Pegana — the peg-risk oracle for Solana.
Pegana is a peg-risk oracle for Solana, an early-warning system that measures the gap between an asset's intrinsic value and its executable market price, flagging deviations before risk moves downstream. It tracks 22 pegged assets, from liquid staking tokens to stablecoins, and publishes every state change across five surfaces: REST, WebSocket, MCP, webhooks, and Telegram. The whole system runs on a Rust microservice pipeline with a public, reproducible Trust Layer. Alpha on mainnet.
Overview
Pegana is a peg-risk oracle for Solana. It compares each asset's intrinsic value with the market price at which it can actually be executed, computes the spread between the two, and publishes the resulting state change before the risk moves downstream. It currently monitors 22 pegged assets on mainnet across six classes, spanning liquid staking tokens, stablecoins, yield-bearing assets, and synthetics. Every asset is classified by a five-state machine: PEGGED, DRIFT, DEPEG, CRITICAL, and UNKNOWN.
The challenge
Peg risk is hard because the quoted price rarely matches the price at which you can actually exit a position, and small deviations can turn into contagion before they show up on any dashboard. A raw signal flickers and produces false alarms; a signal that is too slow warns too late. Pegana measures the spread, smooths it with an exponential weighted moving average, and applies per-asset thresholds with asymmetric hysteresis, so noise does not become an alert and real movement is not missed.

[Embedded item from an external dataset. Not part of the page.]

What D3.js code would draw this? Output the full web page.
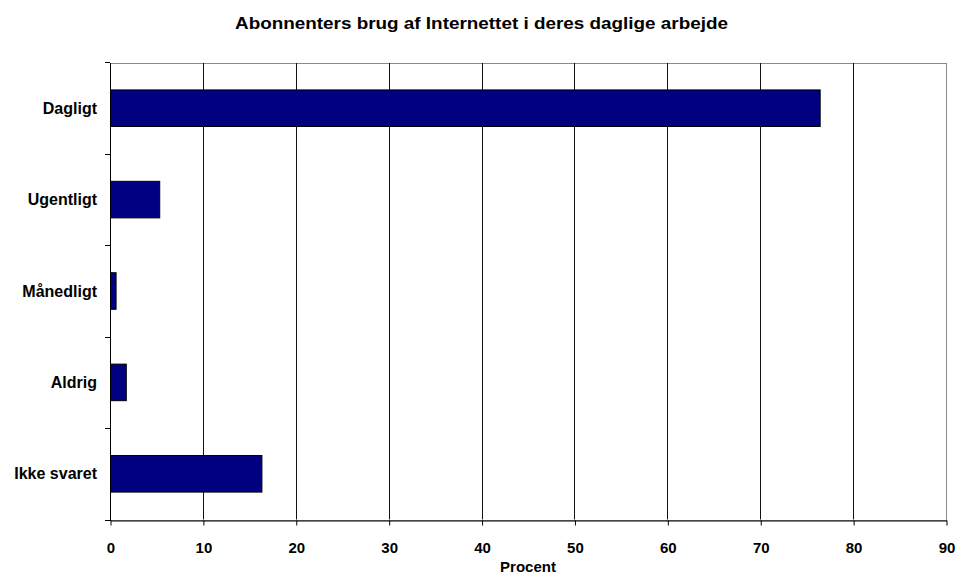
<!DOCTYPE html>
<html>
<head>
<meta charset="utf-8">
<script src="https://cdn.jsdelivr.net/npm/d3@7"></script>
<style>
  html, body { margin: 0; padding: 0; background: #fff; }
  svg { display: block; }
  text { font-family: "Liberation Sans", Arial, sans-serif; font-weight: bold; fill: #000; }
</style>
</head>
<body>
<script>
const categories = ["Dagligt", "Ugentligt", "Månedligt", "Aldrig", "Ikke svaret"];
const values = [76.4, 5.3, 0.6, 1.7, 16.3];
const xTicks = [0, 10, 20, 30, 40, 50, 60, 70, 80, 90];
const titleText = "Abonnenters brug af Internettet i deres daglige arbejde";
const xAxisTitle = "Procent";

(function () {
const W = 956, H = 576;
const pLeft = 110, pRight = 946, pTop = 62.5, pBottom = 519.5;

const svg = d3.select("body").append("svg").attr("width", W).attr("height", H);

const x = d3.scaleLinear().domain([0, 90]).range([pLeft, pRight]);
const y = d3.scaleBand().domain(categories).range([pTop, pBottom]).paddingInner(0.6).paddingOuter(0.3);

// plot border (gray top/right)
svg.append("rect")
  .attr("x", pLeft + 0.5).attr("y", Math.round(pTop) + 0.5)
  .attr("width", pRight - pLeft).attr("height", pBottom - pTop)
  .attr("fill", "none").attr("stroke", "#8a8a8a").attr("stroke-width", 1);

// gridlines
svg.append("g").selectAll("line").data(xTicks.filter(d => d > 0 && d < 90)).join("line")
  .attr("x1", d => Math.round(x(d)) + 0.5).attr("x2", d => Math.round(x(d)) + 0.5)
  .attr("y1", Math.round(pTop)).attr("y2", pBottom)
  .attr("stroke", "#111").attr("stroke-width", 1);

// bars
svg.append("g").selectAll("rect").data(values).join("rect")
  .attr("x", x(0) + 0.5)
  .attr("y", (d, i) => y(categories[i]))
  .attr("width", d => x(d) - x(0))
  .attr("height", y.bandwidth())
  .attr("fill", "#000080").attr("stroke", "#000").attr("stroke-width", 1);

// x axis
const xAxis = d3.axisBottom(x).tickValues(xTicks).tickSize(5).tickSizeOuter(0).tickFormat(d3.format("d"));
const gx = svg.append("g").attr("transform", `translate(0.5,${Math.round(pBottom) + 0.5})`).call(xAxis);
gx.select(".domain").attr("stroke", "#000");
gx.selectAll(".tick line").attr("stroke", "#000");
gx.selectAll(".tick text").attr("font-size", 15).attr("dy", 0).attr("y", 32)
  .style("font-family", "Liberation Sans, Arial, sans-serif").style("font-weight", "bold");

// y axis with category boundary ticks
const gy = svg.append("g");
gy.append("line").attr("x1", pLeft + 0.5).attr("x2", pLeft + 0.5)
  .attr("y1", Math.round(pTop)).attr("y2", Math.round(pBottom) + 1).attr("stroke", "#000");
const boundaries = categories.map(c => y(c) - y.step() * 0.3).concat([pBottom]);
gy.selectAll("line.tk").data(boundaries).join("line").attr("class", "tk")
  .attr("x1", pLeft - 5).attr("x2", pLeft)
  .attr("y1", d => Math.round(d) + 0.5).attr("y2", d => Math.round(d) + 0.5)
  .attr("stroke", "#000");
gy.selectAll("text").data(categories).join("text")
  .attr("x", 97).attr("y", d => y(d) + y.bandwidth() / 2)
  .attr("dy", "0.35em").attr("text-anchor", "end").attr("font-size", 16)
  .text(d => d);

// titles
svg.append("text").attr("x", 481.5).attr("y", 29).attr("text-anchor", "middle")
  .attr("font-size", 16.5).attr("textLength", 493).attr("lengthAdjust", "spacingAndGlyphs")
  .text(titleText);
svg.append("text").attr("x", 528).attr("y", 572).attr("text-anchor", "middle")
  .attr("font-size", 15).text(xAxisTitle);
})();
</script>
</body>
</html>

Each class reads from a single source with no price blending, which keeps the origin of every data point traceable.
Outcome
The system runs in alpha on Solana mainnet, on a pipeline of Rust services with a TypeScript layer, and publishes every state change across five channels: REST, WebSocket, MCP, signed webhooks, and a Telegram bot. MCP access is paid through x402 and aimed at agents in Claude, Cursor, and Cline. All of it sits on a public Trust Layer: every parameter, from threshold to dwell time, is version-controlled in open configuration with no black-box logic, so anyone can reproduce a state from raw inputs.